#### Given material:
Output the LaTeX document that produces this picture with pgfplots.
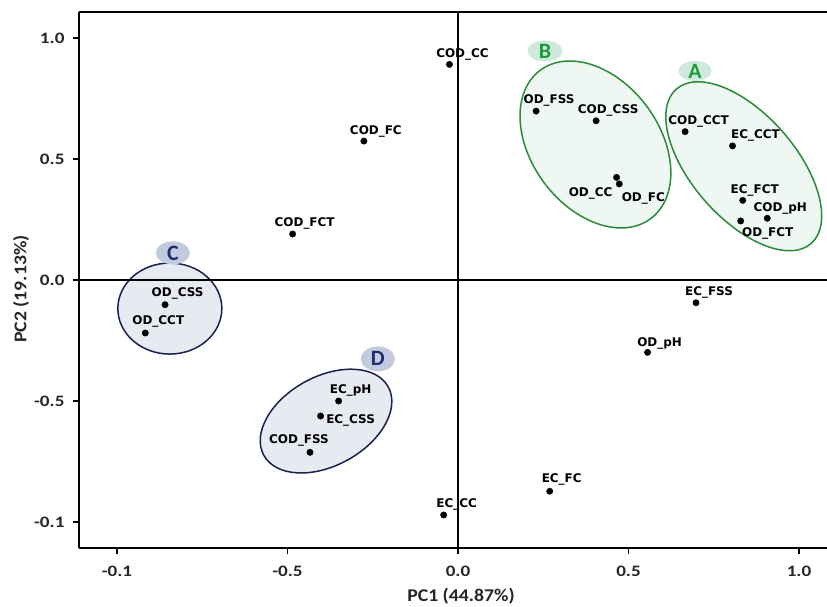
\documentclass[border=0pt]{standalone}
\usepackage{pgfplots}
\pgfplotsset{compat=1.18}
\usepackage{pgfplotstable}
\usepackage{fontspec}
\usetikzlibrary{shapes.geometric}
\newfontfamily\lblfont{DejaVu Sans}
\newfontfamily\tickfont{Carlito}[FakeStretch=1.2]
\newfontfamily\axfont{Carlito}[FakeStretch=1.1]
\newfontfamily\badgefont{Carlito}
\definecolor{gline}{HTML}{2A8A3A}
\definecolor{gfill}{HTML}{EEF7F2}
\definecolor{gbadge}{HTML}{CFE9DC}
\definecolor{gtext}{HTML}{1E9A3A}
\definecolor{bline}{HTML}{1A2050}
\definecolor{bfill}{HTML}{E8EAF2}
\definecolor{bbadge}{HTML}{C2CADE}
\definecolor{btext}{HTML}{1F2D6E}
\pgfplotstableread{
x y lab dx dy
-0.025 0.891 COD\_CC 13 12
-0.276 0.574 COD\_FC 12 11
-0.485 0.190 COD\_FCT 12 12
0.229 0.698 OD\_FSS 13 12
0.405 0.658 COD\_CSS 12 12
0.465 0.424 OD\_CC -26 -14
0.473 0.397 OD\_FC 24 -12.5
0.666 0.613 COD\_CCT 13.5 12
0.805 0.554 EC\_CCT 23 12
0.835 0.329 EC\_FCT 12 12
0.907 0.255 COD\_pH 13 11
0.829 0.244 OD\_FCT 27 -11
-0.859 -0.102 OD\_CSS 12.5 12.5
-0.917 -0.219 OD\_CCT 13 13
-0.350 -0.500 EC\_pH 12 12.5
-0.403 -0.562 EC\_CSS 30 -2.5
-0.434 -0.712 COD\_FSS -11 13
0.698 -0.094 EC\_FSS 13 12
0.556 -0.299 OD\_pH 12 11
0.269 -0.873 EC\_FC 12 13
-0.042 -0.971 EC\_CC 13 12.5
}\pts
\begin{document}
\begin{tikzpicture}
\begin{axis}[
  at={(79bp,59bp)}, anchor=south west,
  width=748bp, height=536bp, scale only axis,
  xmin=-1.1114, xmax=1.0821, ymin=-1.1074, ymax=1.1074,
  axis x line*=box, axis y line*=left,
  axis line style={line width=2bp, black},
  xtick={-1,-0.5,0,0.5,1}, xticklabels={-0.1,-0.5,0.0,0.5,1.0},
  ytick={-1,-0.5,0,0.5,1}, yticklabels={-0.1,-0.5,0.0,0.5,1.0},
  xtick pos=bottom, ytick pos=left,
  tick align=outside, major tick length=6bp,
  tick style={line width=1.5bp, black},
  /pgf/number format/assume math mode=true,
  ticklabel style={font=\tickfont\bfseries\fontsize{16}{18}\selectfont, text=black!85},
  xticklabel style={yshift=-9bp},
  yticklabel style={xshift=-5bp},
  xlabel={PC1 (44.87\%)}, ylabel={PC2 (19.13\%)},
  label style={font=\axfont\bfseries\fontsize{18}{20}\selectfont, text=black!85},
  xlabel style={at={(axis description cs:0.5107,-0.090)}, anchor=center},
  ylabel style={at={(axis description cs:-0.0775,0.4832)}, anchor=center},
  clip=false,
]
% group ellipses
\node[draw=gline, fill=gfill, line width=1.5bp, ellipse, inner sep=0pt,
  minimum width=185bp, minimum height=128bp, rotate=-53.3] at (axis cs:0.403,0.560) {};
\node[draw=gline, fill=gfill, line width=1.5bp, ellipse, inner sep=0pt,
  minimum width=205bp, minimum height=104bp, rotate=-48.9] at (axis cs:0.838,0.470) {};
\node[draw=bline, fill=bfill, line width=1.5bp, ellipse, inner sep=0pt,
  minimum width=104bp, minimum height=91bp] at (axis cs:-0.845,-0.118) {};
\node[draw=bline, fill=bfill, line width=1.5bp, ellipse, inner sep=0pt,
  minimum width=142bp, minimum height=89bp, rotate=28.8] at (axis cs:-0.387,-0.583) {};
% badges
\node[fill=gbadge, ellipse, inner sep=0pt, minimum width=33bp, minimum height=20bp,
  text=gtext, font=\badgefont\bfseries\fontsize{22}{22}\selectfont] at (axis cs:0.695,0.864) {A};
\node[fill=gbadge, ellipse, inner sep=0pt, minimum width=35bp, minimum height=21bp,
  text=gtext, font=\badgefont\bfseries\fontsize{22}{22}\selectfont] at (axis cs:0.255,0.946) {B};
\node[fill=bbadge, ellipse, inner sep=0pt, minimum width=34bp, minimum height=23bp,
  text=btext, font=\badgefont\bfseries\fontsize{22}{22}\selectfont] at (axis cs:-0.836,0.112) {C};
\node[fill=bbadge, ellipse, inner sep=0pt, minimum width=34bp, minimum height=25bp,
  text=btext, font=\badgefont\bfseries\fontsize{22}{22}\selectfont] at (axis cs:-0.235,-0.326) {D};
% center lines
\draw[line width=2bp, black] (axis cs:0,-1.1074) -- (axis cs:0,1.1074);
\draw[line width=2bp, black] (axis cs:-1.1114,0) -- (axis cs:1.0821,0);
% points
\addplot[only marks, mark=*, mark size=3.2bp, black,
  point meta=explicit symbolic,
  visualization depends on={\thisrow{dx}\as\dx},
  visualization depends on={\thisrow{dy}\as\dy},
  nodes near coords,
  nodes near coords style={font=\lblfont\bfseries\fontsize{12}{12}\selectfont, text=black,
    anchor=center, inner sep=0pt, text height=9.3bp, text depth=0pt,
    xshift=\dx bp, yshift=\dy bp}]
  table[x=x, y=y, meta=lab] {\pts};
\end{axis}
\pgfresetboundingbox
\path[use as bounding box] (0,0) rectangle (827bp,607bp);
\end{tikzpicture}
\end{document}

#### Task directions:
Transcribe the full listing above exactly as it stands, minus the pictures.

#### Written solution:
Output the LaTeX document that produces this picture with pgfplots.
\documentclass[border=0pt]{standalone}
\usepackage{pgfplots}
\pgfplotsset{compat=1.18}
\usepackage{pgfplotstable}
\usepackage{fontspec}
\usetikzlibrary{shapes.geometric}
\newfontfamily\lblfont{DejaVu Sans}
\newfontfamily\tickfont{Carlito}[FakeStretch=1.2]
\newfontfamily\axfont{Carlito}[FakeStretch=1.1]
\newfontfamily\badgefont{Carlito}
\definecolor{gline}{HTML}{2A8A3A}
\definecolor{gfill}{HTML}{EEF7F2}
\definecolor{gbadge}{HTML}{CFE9DC}
\definecolor{gtext}{HTML}{1E9A3A}
\definecolor{bline}{HTML}{1A2050}
\definecolor{bfill}{HTML}{E8EAF2}
\definecolor{bbadge}{HTML}{C2CADE}
\definecolor{btext}{HTML}{1F2D6E}
\pgfplotstableread{
x y lab dx dy
-0.025 0.891 COD\_CC 13 12
-0.276 0.574 COD\_FC 12 11
-0.485 0.190 COD\_FCT 12 12
0.229 0.698 OD\_FSS 13 12
0.405 0.658 COD\_CSS 12 12
0.465 0.424 OD\_CC -26 -14
0.473 0.397 OD\_FC 24 -12.5
0.666 0.613 COD\_CCT 13.5 12
0.805 0.554 EC\_CCT 23 12
0.835 0.329 EC\_FCT 12 12
0.907 0.255 COD\_pH 13 11
0.829 0.244 OD\_FCT 27 -11
-0.859 -0.102 OD\_CSS 12.5 12.5
-0.917 -0.219 OD\_CCT 13 13
-0.350 -0.500 EC\_pH 12 12.5
-0.403 -0.562 EC\_CSS 30 -2.5
-0.434 -0.712 COD\_FSS -11 13
0.698 -0.094 EC\_FSS 13 12
0.556 -0.299 OD\_pH 12 11
0.269 -0.873 EC\_FC 12 13
-0.042 -0.971 EC\_CC 13 12.5
}\pts
\begin{document}
\begin{tikzpicture}
\begin{axis}[
  at={(79bp,59bp)}, anchor=south west,
  width=748bp, height=536bp, scale only axis,
  xmin=-1.1114, xmax=1.0821, ymin=-1.1074, ymax=1.1074,
  axis x line*=box, axis y line*=left,
  axis line style={line width=2bp, black},
  xtick={-1,-0.5,0,0.5,1}, xticklabels={-0.1,-0.5,0.0,0.5,1.0},
  ytick={-1,-0.5,0,0.5,1}, yticklabels={-0.1,-0.5,0.0,0.5,1.0},
  xtick pos=bottom, ytick pos=left,
  tick align=outside, major tick length=6bp,
  tick style={line width=1.5bp, black},
  /pgf/number format/assume math mode=true,
  ticklabel style={font=\tickfont\bfseries\fontsize{16}{18}\selectfont, text=black!85},
  xticklabel style={yshift=-9bp},
  yticklabel style={xshift=-5bp},
  xlabel={PC1 (44.87\%)}, ylabel={PC2 (19.13\%)},
  label style={font=\axfont\bfseries\fontsize{18}{20}\selectfont, text=black!85},
  xlabel style={at={(axis description cs:0.5107,-0.090)}, anchor=center},
  ylabel style={at={(axis description cs:-0.0775,0.4832)}, anchor=center},
  clip=false,
]
% group ellipses
\node[draw=gline, fill=gfill, line width=1.5bp, ellipse, inner sep=0pt,
  minimum width=185bp, minimum height=128bp, rotate=-53.3] at (axis cs:0.403,0.560) {};
\node[draw=gline, fill=gfill, line width=1.5bp, ellipse, inner sep=0pt,
  minimum width=205bp, minimum height=104bp, rotate=-48.9] at (axis cs:0.838,0.470) {};
\node[draw=bline, fill=bfill, line width=1.5bp, ellipse, inner sep=0pt,
  minimum width=104bp, minimum height=91bp] at (axis cs:-0.845,-0.118) {};
\node[draw=bline, fill=bfill, line width=1.5bp, ellipse, inner sep=0pt,
  minimum width=142bp, minimum height=89bp, rotate=28.8] at (axis cs:-0.387,-0.583) {};
% badges
\node[fill=gbadge, ellipse, inner sep=0pt, minimum width=33bp, minimum height=20bp,
  text=gtext, font=\badgefont\bfseries\fontsize{22}{22}\selectfont] at (axis cs:0.695,0.864) {A};
\node[fill=gbadge, ellipse, inner sep=0pt, minimum width=35bp, minimum height=21bp,
  text=gtext, font=\badgefont\bfseries\fontsize{22}{22}\selectfont] at (axis cs:0.255,0.946) {B};
\node[fill=bbadge, ellipse, inner sep=0pt, minimum width=34bp, minimum height=23bp,
  text=btext, font=\badgefont\bfseries\fontsize{22}{22}\selectfont] at (axis cs:-0.836,0.112) {C};
\node[fill=bbadge, ellipse, inner sep=0pt, minimum width=34bp, minimum height=25bp,
  text=btext, font=\badgefont\bfseries\fontsize{22}{22}\selectfont] at (axis cs:-0.235,-0.326) {D};
% center lines
\draw[line width=2bp, black] (axis cs:0,-1.1074) -- (axis cs:0,1.1074);
\draw[line width=2bp, black] (axis cs:-1.1114,0) -- (axis cs:1.0821,0);
% points
\addplot[only marks, mark=*, mark size=3.2bp, black,
  point meta=explicit symbolic,
  visualization depends on={\thisrow{dx}\as\dx},
  visualization depends on={\thisrow{dy}\as\dy},
  nodes near coords,
  nodes near coords style={font=\lblfont\bfseries\fontsize{12}{12}\selectfont, text=black,
    anchor=center, inner sep=0pt, text height=9.3bp, text depth=0pt,
    xshift=\dx bp, yshift=\dy bp}]
  table[x=x, y=y, meta=lab] {\pts};
\end{axis}
\pgfresetboundingbox
\path[use as bounding box] (0,0) rectangle (827bp,607bp);
\end{tikzpicture}
\end{document}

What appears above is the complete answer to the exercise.